During a tour of the Topsail Hill Preserve State Park with its several dune lakes, Park Ranger Leda Suydan, pointed out an alligator in No Name Lake. Then we spotted the bloated carcass of a young deer in the shallow water. “It probably came for a drink and instead became a meal for the ‘gator.” She explained. “They wait for the meat to decompose before feeding. He’s hanging around to protect his meal; we shouldn’t go any closer.” I was glad not to be practicing my new SUP skills on his turf!
The nearby town of Santa Rosa Beach fronts on both the Gulf and on the coastal dune lake Western. It is the headquarters for the YOLO Board Co. which promotes stand-up paddling. Owner Tom Losee teaches the basics of what he refers to as Yolo boarding during an hour of fun paddling on the lake. In no time at all his instruction had me standing and paddling like a pro. The fact that I’m a canoeist and kayaker who used to surf probably helped, but before I could revel in my prowess he said people rarely fall off the boards because “it’s an easy sport to learn.” So, don’t let a lack of experience stop you, almost anyone can do it.

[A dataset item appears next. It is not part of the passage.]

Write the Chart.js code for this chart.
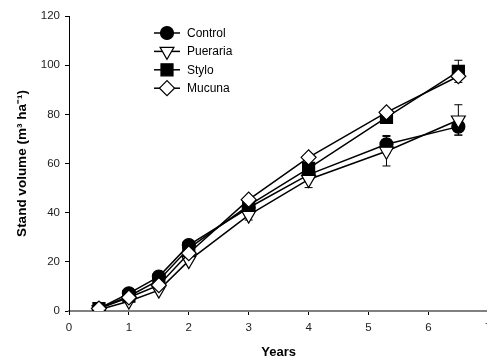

Tom knows what he is talking about. Within moments of standing up on my board I was skimming along through the water grass. While admiring the water lilies, I saw lizards skittering across the pads to escape, and big fish leaving swirls in the water as they ducked underneath them. It is a wonderful perspective to have, standing on the board viewing everything in and on the water with ease. Where was my fishing rod when I needed it most? I left my camera on the dock, too, “just in case”, but I was sorry not to have it with me when I coasted within a few feet of an egret near the shore. Heck, I stayed so dry I could have had my shoes on! I think that the next time I go I’ll take a light stool with me so I can lean against it to fish and photograph in comfort. Maybe a lunch, too.
Before I got too comfortable, though, I learned that there are YOLO Board races with erect paddlers covering mile-long courses in a very short time. SUP offers an excellent core workout which is only intensified by racing. SUP is so much more than relaxed bird watching or fishing. It is becoming a competitive sport! That’s all well and good, but I’ll stick with a leisurely paddle around a lake, or on a meandering river, exploring the water as if I could walk on it, and at about that pace.